(What needs to be done): Take the lines of the data below from the very first through the line containing "y radius=#2, start" and output them exactly, pictures excluded.

* Start Data lines *

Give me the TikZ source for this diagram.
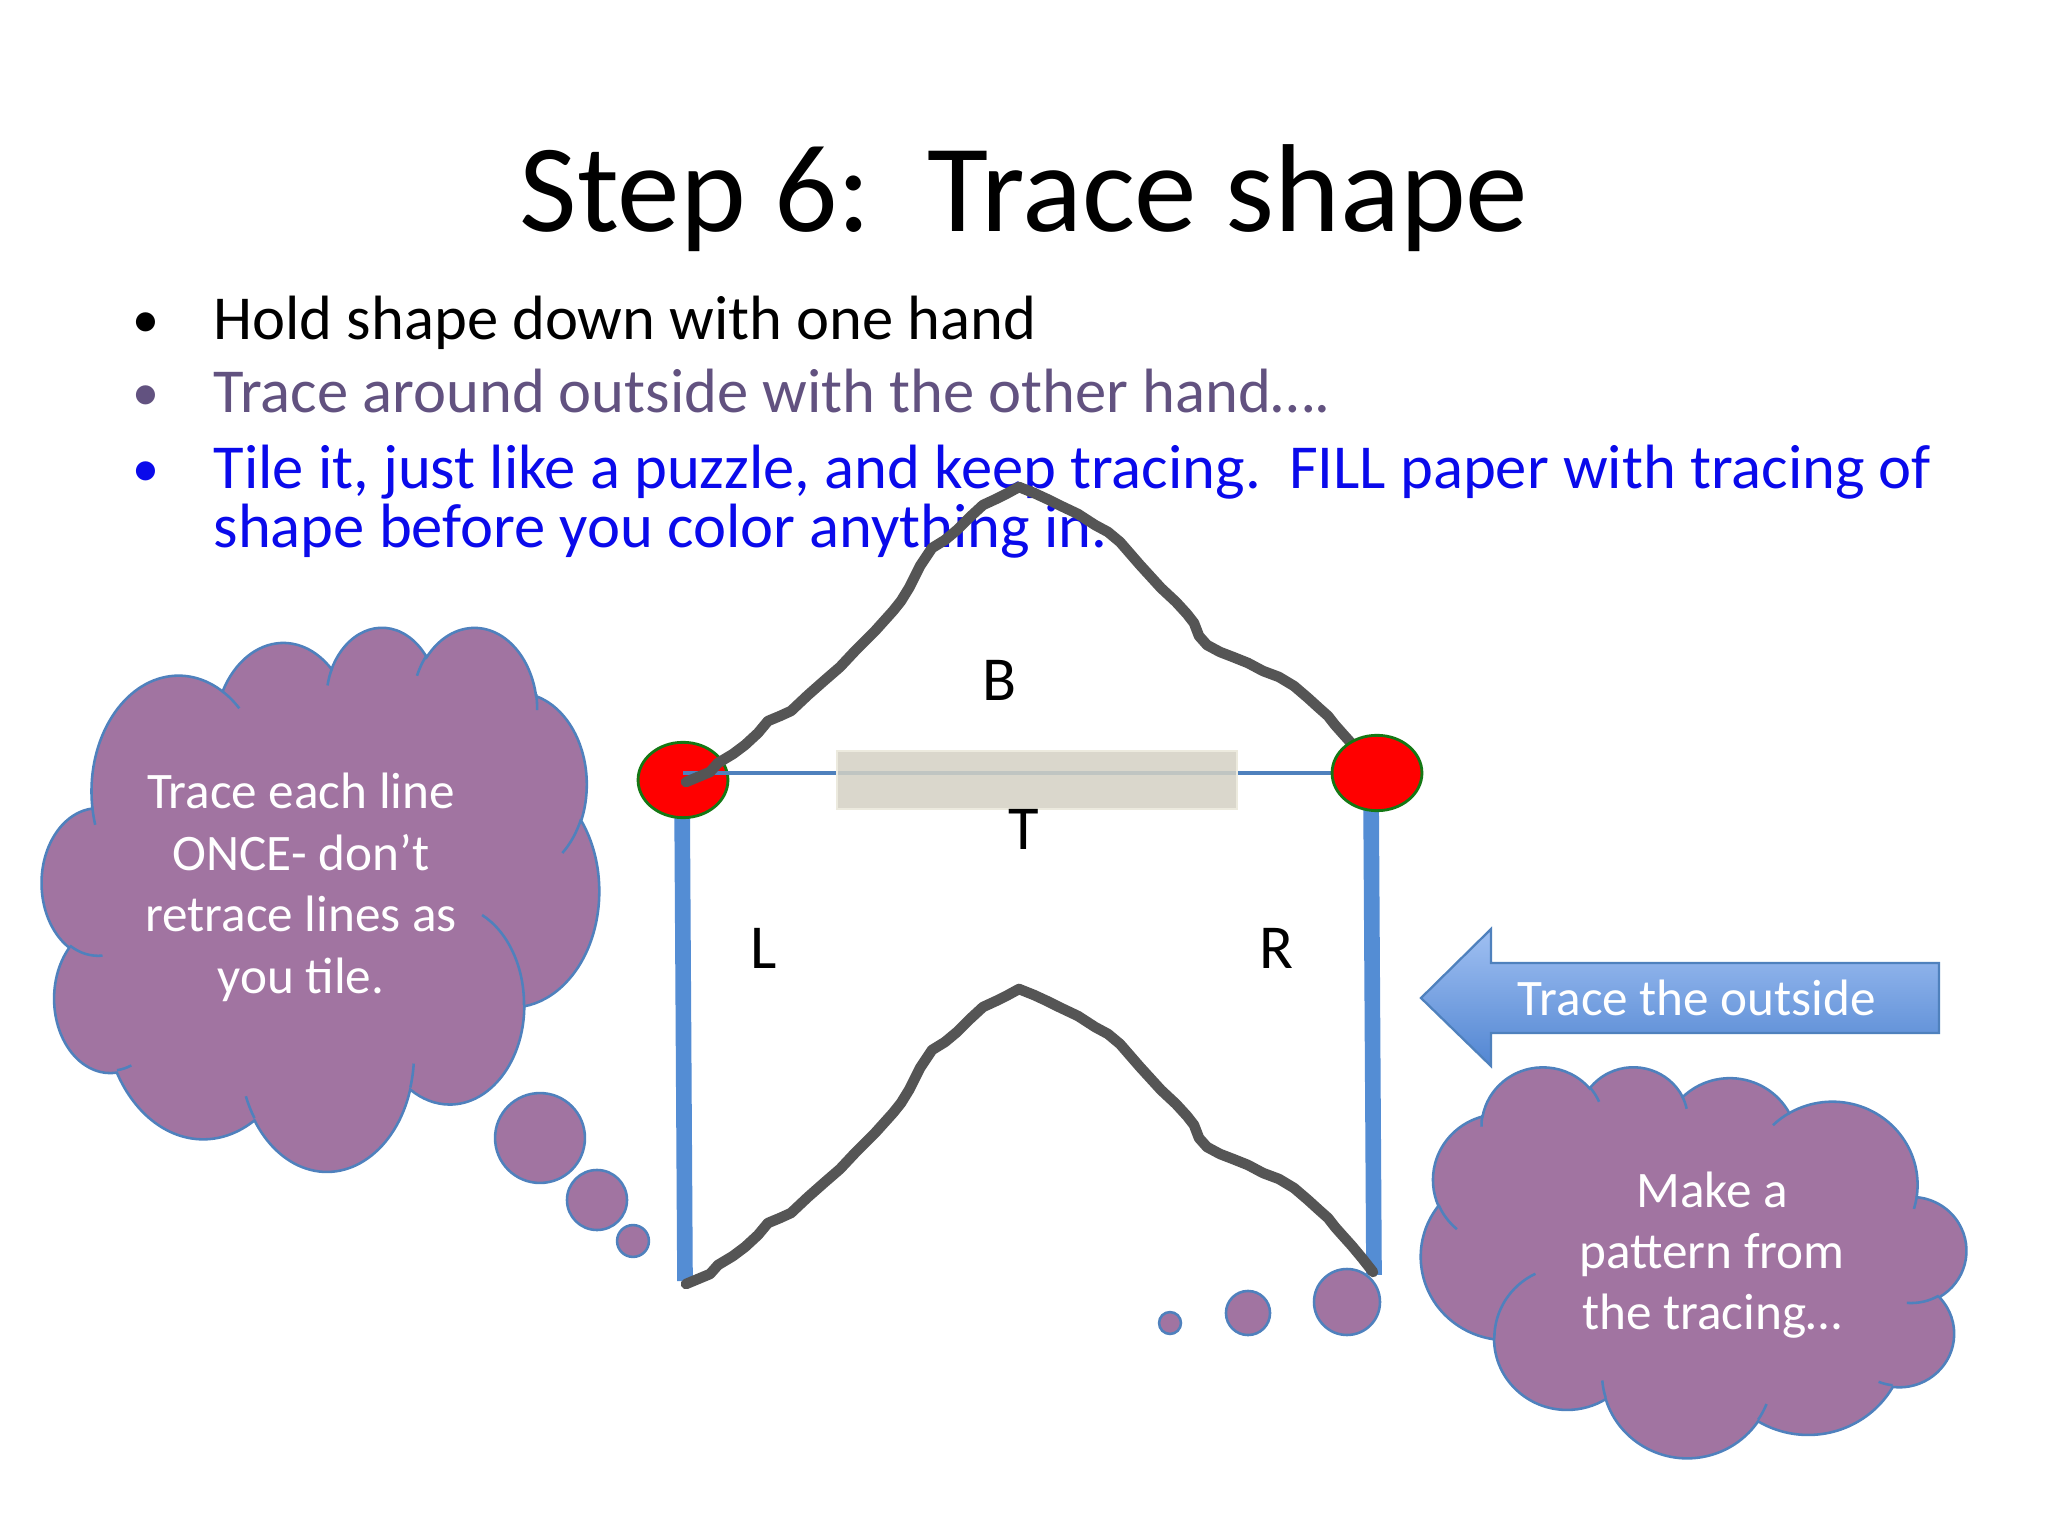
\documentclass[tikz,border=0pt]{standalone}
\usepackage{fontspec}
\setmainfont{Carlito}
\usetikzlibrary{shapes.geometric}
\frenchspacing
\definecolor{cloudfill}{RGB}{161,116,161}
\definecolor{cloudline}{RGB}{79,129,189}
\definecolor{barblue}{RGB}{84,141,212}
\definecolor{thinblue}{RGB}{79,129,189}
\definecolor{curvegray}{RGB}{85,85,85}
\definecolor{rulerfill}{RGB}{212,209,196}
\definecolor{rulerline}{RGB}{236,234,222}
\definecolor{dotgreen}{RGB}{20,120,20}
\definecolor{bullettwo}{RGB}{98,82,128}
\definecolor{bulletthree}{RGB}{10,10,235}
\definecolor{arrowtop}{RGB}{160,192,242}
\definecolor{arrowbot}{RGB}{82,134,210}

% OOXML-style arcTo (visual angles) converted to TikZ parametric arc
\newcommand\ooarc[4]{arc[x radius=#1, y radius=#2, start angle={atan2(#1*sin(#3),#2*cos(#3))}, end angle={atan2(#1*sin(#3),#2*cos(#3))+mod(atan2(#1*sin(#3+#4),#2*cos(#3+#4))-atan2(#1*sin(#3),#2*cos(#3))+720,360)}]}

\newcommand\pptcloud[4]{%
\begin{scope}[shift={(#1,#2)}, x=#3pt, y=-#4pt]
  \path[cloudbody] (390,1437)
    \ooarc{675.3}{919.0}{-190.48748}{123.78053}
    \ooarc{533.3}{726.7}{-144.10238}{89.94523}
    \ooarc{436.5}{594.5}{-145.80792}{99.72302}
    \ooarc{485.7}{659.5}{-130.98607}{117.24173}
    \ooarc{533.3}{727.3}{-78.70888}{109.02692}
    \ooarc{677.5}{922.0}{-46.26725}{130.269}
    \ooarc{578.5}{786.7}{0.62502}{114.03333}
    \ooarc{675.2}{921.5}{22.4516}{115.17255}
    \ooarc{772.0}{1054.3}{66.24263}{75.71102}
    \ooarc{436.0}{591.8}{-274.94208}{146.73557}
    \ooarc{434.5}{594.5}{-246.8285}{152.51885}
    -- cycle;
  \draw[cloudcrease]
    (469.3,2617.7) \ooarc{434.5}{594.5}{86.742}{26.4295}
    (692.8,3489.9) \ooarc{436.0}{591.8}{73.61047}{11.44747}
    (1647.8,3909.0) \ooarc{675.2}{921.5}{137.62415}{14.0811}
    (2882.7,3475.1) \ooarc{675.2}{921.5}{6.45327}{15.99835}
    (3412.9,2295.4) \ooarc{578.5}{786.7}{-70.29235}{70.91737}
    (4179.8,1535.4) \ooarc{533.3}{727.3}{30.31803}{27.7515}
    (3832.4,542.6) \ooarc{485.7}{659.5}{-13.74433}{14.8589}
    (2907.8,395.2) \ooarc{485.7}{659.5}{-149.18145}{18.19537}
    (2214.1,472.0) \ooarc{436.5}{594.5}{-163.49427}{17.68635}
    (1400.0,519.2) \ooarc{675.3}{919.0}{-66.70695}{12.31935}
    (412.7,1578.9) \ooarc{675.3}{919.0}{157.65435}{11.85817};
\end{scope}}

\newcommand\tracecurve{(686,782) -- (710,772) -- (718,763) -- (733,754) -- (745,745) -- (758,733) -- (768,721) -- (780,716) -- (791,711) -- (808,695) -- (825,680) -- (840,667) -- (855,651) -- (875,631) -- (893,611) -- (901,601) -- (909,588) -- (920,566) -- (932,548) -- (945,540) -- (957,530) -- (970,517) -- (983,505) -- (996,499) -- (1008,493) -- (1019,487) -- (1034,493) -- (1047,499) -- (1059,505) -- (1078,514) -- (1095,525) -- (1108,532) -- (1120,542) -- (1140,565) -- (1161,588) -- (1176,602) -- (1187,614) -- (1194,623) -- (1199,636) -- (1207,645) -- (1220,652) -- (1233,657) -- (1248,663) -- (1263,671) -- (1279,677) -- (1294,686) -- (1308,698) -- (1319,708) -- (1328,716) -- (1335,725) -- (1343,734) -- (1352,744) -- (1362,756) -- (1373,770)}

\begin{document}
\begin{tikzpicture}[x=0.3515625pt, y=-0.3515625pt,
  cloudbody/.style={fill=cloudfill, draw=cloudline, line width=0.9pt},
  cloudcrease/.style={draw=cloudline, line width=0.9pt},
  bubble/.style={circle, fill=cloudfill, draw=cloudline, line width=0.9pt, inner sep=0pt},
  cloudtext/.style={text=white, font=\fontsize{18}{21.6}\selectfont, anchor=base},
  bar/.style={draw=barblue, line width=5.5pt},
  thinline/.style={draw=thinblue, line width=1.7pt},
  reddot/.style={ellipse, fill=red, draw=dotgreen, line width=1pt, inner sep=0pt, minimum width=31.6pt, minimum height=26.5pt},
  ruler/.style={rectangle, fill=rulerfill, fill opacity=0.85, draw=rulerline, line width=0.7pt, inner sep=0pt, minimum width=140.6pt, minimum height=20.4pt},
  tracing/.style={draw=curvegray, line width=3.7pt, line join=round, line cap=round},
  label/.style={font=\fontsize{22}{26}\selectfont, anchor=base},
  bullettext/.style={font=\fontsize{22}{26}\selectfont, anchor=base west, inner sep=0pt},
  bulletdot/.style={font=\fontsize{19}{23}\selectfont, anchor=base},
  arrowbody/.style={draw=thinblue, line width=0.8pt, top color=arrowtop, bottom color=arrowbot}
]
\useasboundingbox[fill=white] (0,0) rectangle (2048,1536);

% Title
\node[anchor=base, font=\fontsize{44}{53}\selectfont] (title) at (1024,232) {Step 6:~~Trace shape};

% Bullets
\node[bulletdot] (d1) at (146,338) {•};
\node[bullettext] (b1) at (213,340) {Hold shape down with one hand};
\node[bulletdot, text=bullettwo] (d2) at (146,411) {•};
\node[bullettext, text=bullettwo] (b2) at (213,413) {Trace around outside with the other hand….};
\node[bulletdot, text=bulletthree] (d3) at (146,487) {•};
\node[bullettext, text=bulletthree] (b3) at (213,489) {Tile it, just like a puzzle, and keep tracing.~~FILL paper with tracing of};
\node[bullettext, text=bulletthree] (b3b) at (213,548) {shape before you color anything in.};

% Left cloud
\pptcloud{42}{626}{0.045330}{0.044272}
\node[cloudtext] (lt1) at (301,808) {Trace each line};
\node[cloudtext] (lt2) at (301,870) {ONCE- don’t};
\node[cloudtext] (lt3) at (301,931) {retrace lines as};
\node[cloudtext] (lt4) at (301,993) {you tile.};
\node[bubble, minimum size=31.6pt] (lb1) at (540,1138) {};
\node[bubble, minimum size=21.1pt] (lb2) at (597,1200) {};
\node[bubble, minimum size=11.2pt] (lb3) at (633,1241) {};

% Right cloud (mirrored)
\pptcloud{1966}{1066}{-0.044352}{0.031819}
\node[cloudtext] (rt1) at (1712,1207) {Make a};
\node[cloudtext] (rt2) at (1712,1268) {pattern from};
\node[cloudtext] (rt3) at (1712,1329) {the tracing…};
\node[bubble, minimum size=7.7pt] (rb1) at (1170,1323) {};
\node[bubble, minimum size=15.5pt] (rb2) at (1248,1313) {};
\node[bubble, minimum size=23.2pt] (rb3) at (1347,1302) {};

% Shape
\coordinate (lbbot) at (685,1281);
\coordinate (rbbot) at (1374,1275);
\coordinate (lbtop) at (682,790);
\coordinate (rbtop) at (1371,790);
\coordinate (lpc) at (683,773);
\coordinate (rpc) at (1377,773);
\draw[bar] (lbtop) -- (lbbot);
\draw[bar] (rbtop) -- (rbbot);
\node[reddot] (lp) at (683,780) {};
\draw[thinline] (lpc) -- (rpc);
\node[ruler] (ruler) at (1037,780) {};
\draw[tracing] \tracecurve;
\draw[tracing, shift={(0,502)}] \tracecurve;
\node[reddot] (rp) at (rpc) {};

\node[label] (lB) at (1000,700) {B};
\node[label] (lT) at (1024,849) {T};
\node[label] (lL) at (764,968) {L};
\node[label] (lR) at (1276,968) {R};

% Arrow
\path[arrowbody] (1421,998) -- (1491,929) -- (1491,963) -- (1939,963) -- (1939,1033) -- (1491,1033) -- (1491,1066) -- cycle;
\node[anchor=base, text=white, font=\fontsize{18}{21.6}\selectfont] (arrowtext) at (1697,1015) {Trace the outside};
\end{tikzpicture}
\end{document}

* End Data lines *

(Reply to the exercise):
Give me the TikZ source for this diagram.
\documentclass[tikz,border=0pt]{standalone}
\usepackage{fontspec}
\setmainfont{Carlito}
\usetikzlibrary{shapes.geometric}
\frenchspacing
\definecolor{cloudfill}{RGB}{161,116,161}
\definecolor{cloudline}{RGB}{79,129,189}
\definecolor{barblue}{RGB}{84,141,212}
\definecolor{thinblue}{RGB}{79,129,189}
\definecolor{curvegray}{RGB}{85,85,85}
\definecolor{rulerfill}{RGB}{212,209,196}
\definecolor{rulerline}{RGB}{236,234,222}
\definecolor{dotgreen}{RGB}{20,120,20}
\definecolor{bullettwo}{RGB}{98,82,128}
\definecolor{bulletthree}{RGB}{10,10,235}
\definecolor{arrowtop}{RGB}{160,192,242}
\definecolor{arrowbot}{RGB}{82,134,210}

% OOXML-style arcTo (visual angles) converted to TikZ parametric arc
\newcommand\ooarc[4]{arc[x radius=#1, y radius=#2, start angle={atan2(#1*sin(#3),#2*cos(#3))}, end angle={atan2(#1*sin(#3),#2*cos(#3))+mod(atan2(#1*sin(#3+#4),#2*cos(#3+#4))-atan2(#1*sin(#3),#2*cos(#3))+720,360)}]}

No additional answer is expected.